Des typologies agressives et leur critique

L'opposition entre satire politique et critique des mœurs est courante. En 1865, Jules Vallès déclare préférer les œuvres dans lesquelles Daumier attaque les mœurs plutôt que celles qui atteignent « seulement les gouvernements ». La satire devient éthique. Elle se veut miroir des mœurs du temps, et J. Grand-Carteret peut, à travers elle, décrire vie quotidienne, coutumes et modes de chaque époque.

Des typologies plastiques sont instituées, d'autant plus célèbres qu'elles correspondent aux préjugés communs à une partie de la population. Dans certains cas, elles peuvent constituer un appui à une politique gouvernementale.
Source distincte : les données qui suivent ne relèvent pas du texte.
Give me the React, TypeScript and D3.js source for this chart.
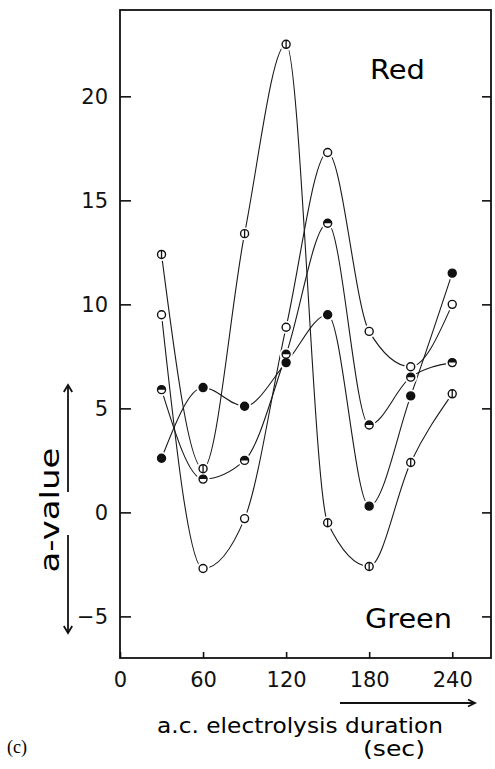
import React, { useEffect, useRef } from 'react';
import * as d3 from 'd3';

// a.c. electrolysis duration (sec)
const seconds = [30, 60, 90, 120, 150, 180, 210, 240];
// a-value series, by marker style
const barSeries = [12.4, 2.1, 13.4, 22.5, -0.5, -2.6, 2.4, 5.7];
const openSeries = [9.5, -2.7, -0.3, 8.9, 17.3, 8.7, 7.0, 10.0];
const filledSeries = [2.6, 6.0, 5.1, 7.2, 9.5, 0.3, 5.6, 11.5];
const halfSeries = [5.9, 1.6, 2.5, 7.6, 13.9, 4.2, 6.5, 7.2];

const xTicks = [0, 60, 120, 180, 240];
const yTicks = [-5, 0, 5, 10, 15, 20];

const seriesList = [
  { name: 'bar', values: barSeries },
  { name: 'open', values: openSeries },
  { name: 'filled', values: filledSeries },
  { name: 'half', values: halfSeries },
];

const App = () => {
  const ref = useRef<SVGSVGElement>(null);

  useEffect(() => {
    const svg = d3.select(ref.current);
    svg.selectAll('*').remove();

    const left = 120, right = 491, top = 10, bottom = 658;
    const font = "'DejaVu Sans', sans-serif";

    const x = d3.scaleLinear().domain([0, 268]).range([left, right]);
    const y = d3.scaleLinear().domain([-7, 24.15]).range([bottom, top]);

    // frame
    svg.append('rect')
      .attr('x', left).attr('y', top)
      .attr('width', right - left).attr('height', bottom - top)
      .attr('fill', 'none').attr('stroke', '#111').attr('stroke-width', 1.8);

    // left axis, ticks inward
    const gl = svg.append('g')
      .attr('transform', `translate(${left},0)`)
      .call(d3.axisLeft(y).tickValues(yTicks).tickSize(-11).tickPadding(12).tickFormat(d => d3.format('d')(+d).replace('-', '\u2212')));
    gl.select('.domain').remove();

    // right axis ticks
    const gr = svg.append('g')
      .attr('transform', `translate(${right},0)`)
      .call(d3.axisRight(y).tickValues(yTicks).tickSize(-9).tickFormat(() => ''));
    gr.select('.domain').remove();

    // bottom axis
    const gb = svg.append('g')
      .attr('transform', `translate(0,${bottom})`)
      .call(d3.axisBottom(x).tickValues(xTicks).tickSize(-6).tickPadding(14));
    gb.select('.domain').remove();

    svg.selectAll('.tick line').attr('stroke', '#111').attr('stroke-width', 1.6);
    svg.selectAll('.tick text')
      .attr('font-family', font).attr('font-size', 21).attr('fill', '#111');

    // curves
    const line = d3.line<number>()
      .x((_, i) => x(seconds[i]))
      .y(d => y(d))
      .curve(d3.curveMonotoneX);

    seriesList.forEach(s => {
      svg.append('path')
        .datum(s.values)
        .attr('fill', 'none')
        .attr('stroke', '#1a1a1a')
        .attr('stroke-width', 1.1)
        .attr('d', line);
    });

    // white halo gap around markers
    seriesList.forEach(s => {
      svg.append('g').selectAll('circle')
        .data(s.values)
        .join('circle')
        .attr('cx', (_, i) => x(seconds[i]))
        .attr('cy', d => y(d))
        .attr('r', 6.5)
        .attr('fill', 'white');
    });

    const r = 4;
    seriesList.forEach(s => {
      const g = svg.append('g').selectAll('g')
        .data(s.values)
        .join('g')
        .attr('transform', (d, i) => `translate(${x(seconds[i])},${y(d)})`);
      g.append('circle')
        .attr('r', r)
        .attr('fill', s.name === 'filled' ? '#111' : 'white')
        .attr('stroke', '#111')
        .attr('stroke-width', 1.4);
      if (s.name === 'half') {
        g.append('path')
          .attr('d', `M${-r},0 A${r},${r} 0 0 1 ${r},0 Z`)
          .attr('fill', '#111');
      }
      if (s.name === 'bar') {
        g.append('line')
          .attr('x1', 0).attr('x2', 0).attr('y1', -r).attr('y2', r)
          .attr('stroke', '#111').attr('stroke-width', 1.3);
      }
    });

    // labels inside
    svg.append('text')
      .attr('x', 370).attr('y', 79)
      .attr('font-family', font).attr('font-size', 26)
      .attr('textLength', 55).attr('lengthAdjust', 'spacingAndGlyphs')
      .text('Red');
    svg.append('text')
      .attr('x', 365).attr('y', 628)
      .attr('font-family', font).attr('font-size', 26)
      .attr('textLength', 87).attr('lengthAdjust', 'spacingAndGlyphs')
      .text('Green');

    // y-axis label and arrows
    svg.append('text')
      .attr('transform', 'translate(59,510) rotate(-90)')
      .attr('text-anchor', 'middle')
      .attr('font-family', font).attr('font-size', 27)
      .attr('textLength', 125).attr('lengthAdjust', 'spacingAndGlyphs')
      .text('a-value');

    const arrowHead = (px: number, py: number, dir: 'up' | 'down' | 'right') => {
      const s = 7;
      let d = '';
      if (dir === 'up') d = `M${px - s * 0.6},${py + s} L${px},${py} L${px + s * 0.6},${py + s}`;
      if (dir === 'down') d = `M${px - s * 0.6},${py - s} L${px},${py} L${px + s * 0.6},${py - s}`;
      if (dir === 'right') d = `M${px - s},${py - s * 0.5} L${px},${py} L${px - s},${py + s * 0.5}`;
      svg.append('path').attr('d', d).attr('fill', 'none')
        .attr('stroke', '#111').attr('stroke-width', 1.8);
    };

    svg.append('line').attr('x1', 68).attr('x2', 68).attr('y1', 492).attr('y2', 385)
      .attr('stroke', '#111').attr('stroke-width', 1.8);
    arrowHead(68, 385, 'up');
    svg.append('line').attr('x1', 68).attr('x2', 68).attr('y1', 535).attr('y2', 633)
      .attr('stroke', '#111').attr('stroke-width', 1.8);
    arrowHead(68, 633, 'down');

    // x-axis label and arrow
    svg.append('line').attr('x1', 340).attr('x2', 475).attr('y1', 703).attr('y2', 703)
      .attr('stroke', '#111').attr('stroke-width', 1.8);
    arrowHead(475, 703, 'right');

    svg.append('text')
      .attr('x', 157).attr('y', 733)
      .attr('font-family', font).attr('font-size', 21)
      .attr('textLength', 286).attr('lengthAdjust', 'spacingAndGlyphs')
      .text('a.c. electrolysis duration');
    svg.append('text')
      .attr('x', 363).attr('y', 756)
      .attr('font-family', font).attr('font-size', 22)
      .attr('textLength', 62).attr('lengthAdjust', 'spacingAndGlyphs')
      .text('(sec)');

    svg.append('text')
      .attr('x', 7).attr('y', 753)
      .attr('font-family', "'Liberation Serif', serif").attr('font-size', 18)
      .text('(c)');
  }, []);

  return (
    <svg ref={ref} width={495} height={769}
      style={{ position: 'absolute', left: 0, top: 0, background: 'white' }} />
  );
};

export default App;
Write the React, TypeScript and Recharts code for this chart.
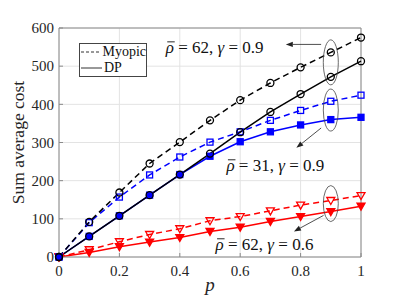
import { LineChart, Line, XAxis, YAxis, CartesianGrid, ReferenceLine, ReferenceDot, Legend } from 'recharts';

const P = [0, 0.1, 0.2, 0.3, 0.4, 0.5, 0.6, 0.7, 0.8, 0.9, 1];
const blackMyopic = [0, 92, 169, 245, 301, 358, 411, 456, 497, 536, 575];
const blackDP = [0, 54, 108, 162, 216, 271, 327, 380, 427, 472, 513];
const blueMyopic = [0, 90, 157, 215, 262, 301, 328, 358, 384, 408, 424];
const blueDP = [0, 54, 108, 162, 216, 264, 302, 328, 346, 360, 366];
const redMyopic = [0, 19, 40, 59, 74, 95, 106, 121, 136, 148, 161];
const redDP = [0, 12, 27, 39, 51, 67, 78, 93, 106, 119, 133];

const xTicks = [0, 0.2, 0.4, 0.6, 0.8, 1];
const yTicks = [0, 100, 200, 300, 400, 500, 600];

// annotation anchors in data units: [p, value]
const ellipses = [
  { p: 0.9, v: 510, ry: 22.5 },
  { p: 0.9, v: 385, ry: 21 },
  { p: 0.9, v: 140, ry: 18 },
];
const arrows = [
  { from: [0.868, 557], to: [0.751, 557] },
  { from: [0.868, 338], to: [0.786, 286] },
  { from: [0.876, 109], to: [0.778, 67] },
];
const notes = [
  { p: 0.519, v: 548, rho: '62', gamma: '0.9' },
  { p: 0.72, v: 239, rho: '31', gamma: '0.9' },
  { p: 0.684, v: 32, rho: '62', gamma: '0.6' },
];

const data = P.map((p, i) => ({
  p,
  bm: blackMyopic[i],
  bd: blackDP[i],
  um: blueMyopic[i],
  ud: blueDP[i],
  rm: redMyopic[i],
  rd: redDP[i],
}));

const FONT = 'Liberation Serif, DejaVu Serif';

function marker(kind: string, color: string, filled: boolean) {
  return (props: any) => {
    const { cx, cy, index } = props;
    const fill = filled ? color : 'none';
    if (kind === 'square') {
      return <rect key={index} x={cx - 3} y={cy - 3} width={6} height={6} fill={fill} stroke={color} strokeWidth={1.3} />;
    }
    if (kind === 'tri') {
      return (
        <polygon
          key={index}
          points={`${cx - 4},${cy - 3} ${cx + 4},${cy - 3} ${cx},${cy + 4}`}
          fill={fill}
          stroke={color}
          strokeWidth={1.3}
        />
      );
    }
    return <circle key={index} cx={cx} cy={cy} r={3.5} fill={fill} stroke={color} strokeWidth={1.3} />;
  };
}

function Arrow(props: any) {
  const { x1, y1, x2, y2 } = props;
  const a = Math.atan2(y2 - y1, x2 - x1);
  const L = 7;
  const W = 2.6;
  const bx = x2 - L * Math.cos(a);
  const by = y2 - L * Math.sin(a);
  const px = -Math.sin(a) * W;
  const py = Math.cos(a) * W;
  return (
    <g>
      <line x1={x1} y1={y1} x2={bx} y2={by} stroke="#222" strokeWidth={0.8} />
      <polygon points={`${x2},${y2} ${bx + px},${by + py} ${bx - px},${by - py}`} fill="#222" />
    </g>
  );
}

// text block about 100px wide, starting at cx - 50
function Note(rho: string, gamma: string) {
  return (props: any) => {
    const x0 = props.cx - 50;
    const y = props.cy + 5;
    return (
      <g>
        <text x={x0} y={y} style={{ fontFamily: FONT, fontSize: 17 }} fill="#111">
          <tspan fontStyle="italic">ρ</tspan>
          <tspan> = {rho}, </tspan>
          <tspan fontStyle="italic">γ</tspan>
          <tspan> = {gamma}</tspan>
        </text>
        <line x1={x0 + 1.5} y1={y - 11} x2={x0 + 9} y2={y - 11} stroke="#111" strokeWidth={0.9} />
      </g>
    );
  };
}

function YLabel(props: any) {
  const vb = props.viewBox || { x: 0, y: 28, width: 59, height: 229 };
  const cx = vb.x + 18;
  const cy = vb.y + vb.height / 2;
  return (
    <text
      x={cx}
      y={cy}
      transform={`rotate(-90 ${cx} ${cy})`}
      textAnchor="middle"
      dominantBaseline="central"
      style={{ fontFamily: FONT, fontSize: 17.5 }}
      fill="#262626"
    >
      Sum average cost
    </text>
  );
}

function LegendBox() {
  const row = (dash: string | undefined, label: string) => (
    <div style={{ display: 'flex', alignItems: 'center', height: 16 }}>
      <svg width={23} height={6}>
        <line x1={1} y1={3} x2={22} y2={3} stroke="#333" strokeWidth={1} strokeDasharray={dash} />
      </svg>
      <span style={{ marginLeft: 1 }}>{label}</span>
    </div>
  );
  return (
    <div
      style={{
        border: '1px solid #444',
        background: '#fff',
        width: 66,
        height: 32,
        fontFamily: FONT,
        fontSize: 14,
        color: '#111',
        lineHeight: '16px',
        boxSizing: 'content-box',
      }}
    >
      {row('3 2', 'Myopic')}
      {row(undefined, 'DP')}
    </div>
  );
}

const tickStyle = { fill: '#262626', fontSize: 15, style: { fontFamily: FONT } };

export default function App() {
  return (
    <div style={{ position: 'absolute', left: 0, top: 0, background: '#fff', fontFamily: FONT }}>
      <LineChart width={399} height={299} data={data} margin={{ top: 28, right: 38, bottom: 0, left: 0 }}>
        <CartesianGrid stroke="#e3e3e3" strokeWidth={1} />
        <XAxis
          dataKey="p"
          type="number"
          domain={[0, 1]}
          ticks={xTicks}
          height={42}
          tickSize={-4}
          tickMargin={12}
          stroke="#8a8a8a"
          tick={tickStyle}
          tickFormatter={(v: number) => String(v)}
          label={{
            value: 'p',
            position: 'insideBottom',
            offset: 8,
            fontStyle: 'italic',
            fontSize: 19,
            fill: '#262626',
            style: { fontFamily: FONT },
          }}
        />
        <YAxis
          type="number"
          domain={[0, 600]}
          ticks={yTicks}
          width={59}
          tickSize={-4}
          tickMargin={9}
          stroke="#8a8a8a"
          tick={tickStyle}
          label={<YLabel />}
        />
        <ReferenceLine y={600} stroke="#8a8a8a" />
        <ReferenceLine x={1} stroke="#8a8a8a" />

        <Line dataKey="rm" stroke="#ff0000" strokeWidth={1.5} strokeDasharray="6 4" dot={marker('tri', '#ff0000', false)} isAnimationActive={false} />
        <Line dataKey="rd" stroke="#ff0000" strokeWidth={1.5} dot={marker('tri', '#ff0000', true)} isAnimationActive={false} />
        <Line dataKey="um" stroke="#0000ff" strokeWidth={1.5} strokeDasharray="6 4" dot={marker('square', '#0000ff', false)} isAnimationActive={false} />
        <Line dataKey="ud" stroke="#0000ff" strokeWidth={1.5} dot={marker('square', '#0000ff', true)} isAnimationActive={false} />
        <Line dataKey="bm" stroke="#000" strokeWidth={1.5} strokeDasharray="6 4" dot={marker('circle', '#000', false)} isAnimationActive={false} />
        <Line dataKey="bd" stroke="#000" strokeWidth={1.5} dot={marker('circle', '#000', false)} isAnimationActive={false} />

        {ellipses.map((e, i) => (
          <ReferenceDot
            key={'e' + i}
            x={e.p}
            y={e.v}
            shape={(props: any) => <ellipse cx={props.cx} cy={props.cy} rx={7.5} ry={e.ry} fill="none" stroke="#444" strokeWidth={0.8} />}
          />
        ))}
        {arrows.map((a, i) => (
          <ReferenceLine
            key={'a' + i}
            segment={[
              { x: a.from[0], y: a.from[1] },
              { x: a.to[0], y: a.to[1] },
            ]}
            shape={Arrow}
          />
        ))}
        {notes.map((n, i) => (
          <ReferenceDot key={'n' + i} x={n.p} y={n.v} shape={Note(n.rho, n.gamma)} />
        ))}

        <Legend
          layout="vertical"
          align="center"
          verticalAlign="middle"
          content={() => <LegendBox />}
          wrapperStyle={{ position: 'absolute', left: 79, top: 43, width: 'auto' }}
        />
      </LineChart>
    </div>
  );
}
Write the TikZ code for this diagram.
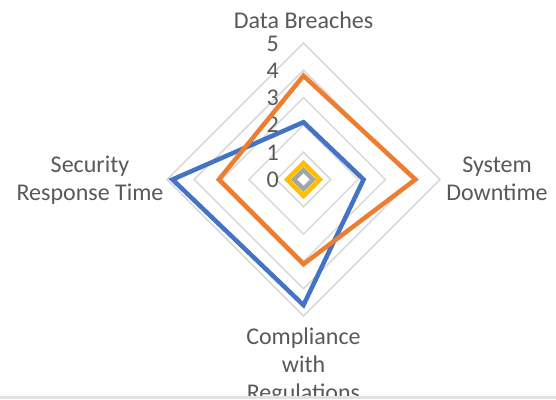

Les dessins racistes ou xénophobes utilisent souvent de prétendues caractéristiques physiques. L'Allemagne hitlérienne multiplie les charges antisémites. Pendant la guerre de 1914-1918, la presse française conçoit de scandaleux dessins « anti-boches ». Dans une curieuse et discutable bande dessinée, Les Russes, Gustave Doré montre la Russie comme un mélange de cruauté, de sottise, de vices et de volonté de conquête. La description d'un peuple n'est pas nécessairement aussi injuste. La vision de l'Allemagne par Ronald Searle allie férocité et tendresse...

Perverse, écrasée, enfermée dans ses préjugés, les écartant d'un geste impudique, géante écrasant l'homme petit, objet manipulé, cloaque fangeux, cathédrale inaccessible, vieille sorcière, ingénue libertine (R. Searle, Cabu), prostituée hargneuse ou satisfaite, la femme est l'un des centres du dessin satirique. Toutes les métaphores du désir et de la crainte se donnent une figuration. J. I.  Grandville montre une femme sans tête ; une autre sort une langue de vipère. Les mots sont pris, « à la lettre » et mis en images : un cœur de pierre, une tête de linotte... Les préjugés, les angoisses trouvent figure. La femme cesse d'être un inquiétant mystère pour être livrée au rire. Toutes les misogynies simplificatrices peuvent s'étudier à travers les critiques de la mode et les mises en scène de la femme.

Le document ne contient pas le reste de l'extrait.